Another vexing problem was scheduling. Was it better to travel two days and one night, or to travel one day and two nights? Amtrak flipflopped the schedule five times before settling on two-night out starting in January 1978.
It didn’t help that the Floridian was a slow way to travel from Chicago to Miami. The South Wind covered the distance in 29.5 hours in 1940, but that had expanded to 34 hours by 1971. That would be the fastest running time during the train’s eight years of operation by Amtrak.
Between Oct. 31, 1976, and Sept. 3, 1977, the Floridian operated in combination with the Auto-Train between Louisville and Sanford, Florida. Amtrak moved into the Auto-Train Louisville terminal adjacent to L&N’s Osborn Yard in Louisville.

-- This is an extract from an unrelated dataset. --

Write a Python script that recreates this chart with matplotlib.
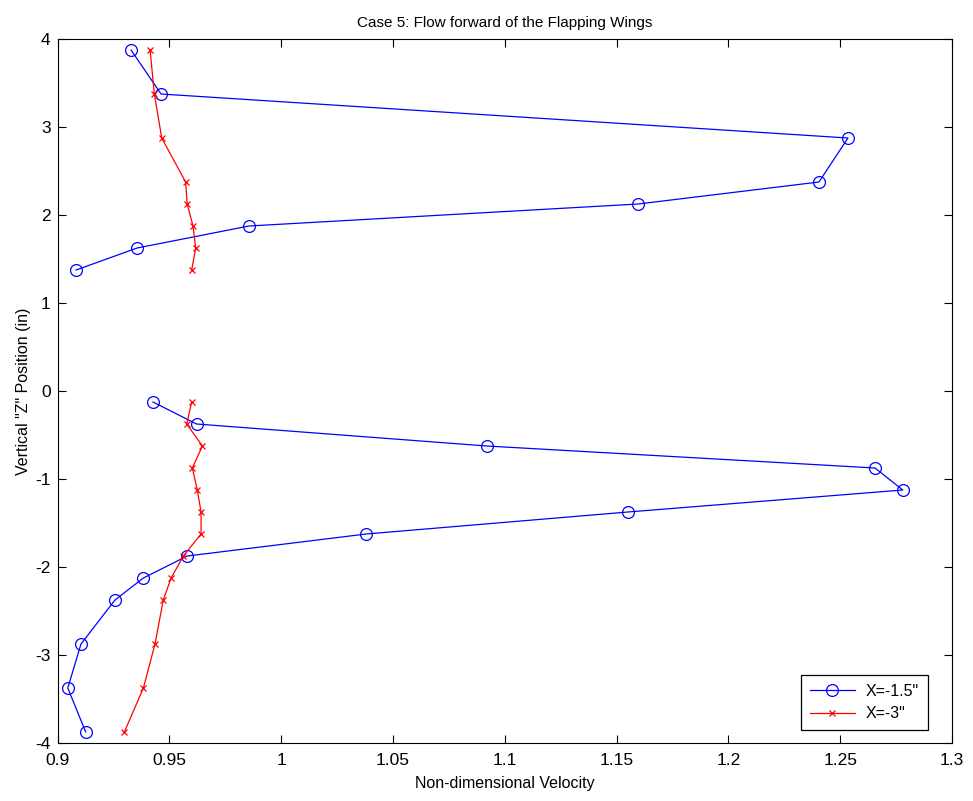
import numpy as np
import matplotlib.pyplot as plt

plt.rcParams['font.family'] = ['Liberation Sans', 'DejaVu Sans']
plt.rcParams['axes.unicode_minus'] = False

# upper wing region
z_upper = [3.875, 3.375, 2.875, 2.375, 2.125, 1.875, 1.625, 1.375]
v15_upper = [0.9329, 0.9463, 1.2535, 1.2405, 1.1596, 0.9856, 0.9356, 0.9083]
v3_upper = [0.9414, 0.9433, 0.9466, 0.9573, 0.9580, 0.9606, 0.9618, 0.9600]

# lower wing region
z_lower = [-0.125, -0.375, -0.625, -0.875, -1.125, -1.375, -1.625,
           -1.875, -2.125, -2.375, -2.875, -3.375, -3.875]
v15_lower = [0.9427, 0.9622, 1.0920, 1.2656, 1.2780, 1.1550, 1.0380,
             0.9580, 0.9384, 0.9257, 0.9105, 0.9046, 0.9126]
v3_lower = [0.9600, 0.9578, 0.9648, 0.9603, 0.9625, 0.9642, 0.9642,
            0.9563, 0.9508, 0.9473, 0.9436, 0.9384, 0.9299]

fig = plt.figure(figsize=(9.73, 8.01), dpi=100)
ax = fig.add_axes([0.0591, 0.0724, 0.9193, 0.8789])

blue = dict(color='#0000ff', marker='o', markersize=8.5, markerfacecolor='none',
            linewidth=0.9, markeredgewidth=0.9)
red = dict(color='#ff0000', marker='x', markersize=4.5, linewidth=0.9,
           markeredgewidth=0.9)

ax.plot(v15_upper, z_upper, label='X=-1.5"', **blue)
ax.plot(v3_upper, z_upper, label='X=-3"', **red)
ax.plot(v15_lower, z_lower, **blue)
ax.plot(v3_lower, z_lower, **red)

ax.set_xlim(0.9, 1.3)
ax.set_ylim(-4, 4)
ax.set_xticks(np.arange(0.9, 1.301, 0.05))
ax.set_xticklabels(['0.9', '0.95', '1', '1.05', '1.1', '1.15', '1.2', '1.25', '1.3'])
ax.set_yticks(range(-4, 5))
ax.tick_params(direction='in', top=True, right=True, length=6, labelsize=12.5)
ax.tick_params(axis='x', pad=7)
ax.tick_params(axis='y', pad=5)

ax.set_xlabel('Non-dimensional Velocity', fontsize=11.5, labelpad=6)
ax.set_ylabel('Vertical "Z" Position (in)', fontsize=11.5, labelpad=3)
ax.set_title('Case 5: Flow forward of the Flapping Wings', fontsize=11, pad=9)

leg = ax.legend(loc='lower right', bbox_to_anchor=(0.973, 0.0185), borderaxespad=0,
                fontsize=11.5, fancybox=False, framealpha=1, edgecolor='black',
                handlelength=2.8, labelspacing=0.45, borderpad=0.55,
                handletextpad=0.7)
leg.get_frame().set_linewidth(0.9)

fig.savefig('out.png', dpi=100)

The joint operation failed to substantially lower the losses incurred by the Floridian and Amtrak pulled out of the arrangement.
Auto-Train also lost buckets of money on the Louisville-Florida service, which it had begun in May 1974 and those losses played a key role in the company’s 1981 collapse.
The Floridian was the subject of Amtrak’s first route study, which began in February 1977. The study concluded that the train should be discontinued in early 1978. The Amtrak board of directors in November 1977 approved discontinuance of the Floridian unless Congress paid to reroute the train via Atlanta.
Instead, Congress imposed a route freeze on Amtrak while the U.S. Department of Transportation carried out its own Amtrak route restructuring study. The final version of that study was released in January 1979 and to no one’s surprise recommended ending the Floridian. It had lost $21 million in 1978 and had the highest short-term loss per passenger of any Amtrak train.
Amtrak’s board of directors approved discontinuance of the Floridian effective Oct. 1. A series of court actions kept the Floridian in operation a while longer with the last trains reaching Chicago and their Florida terminal points on Oct. 9, 1979.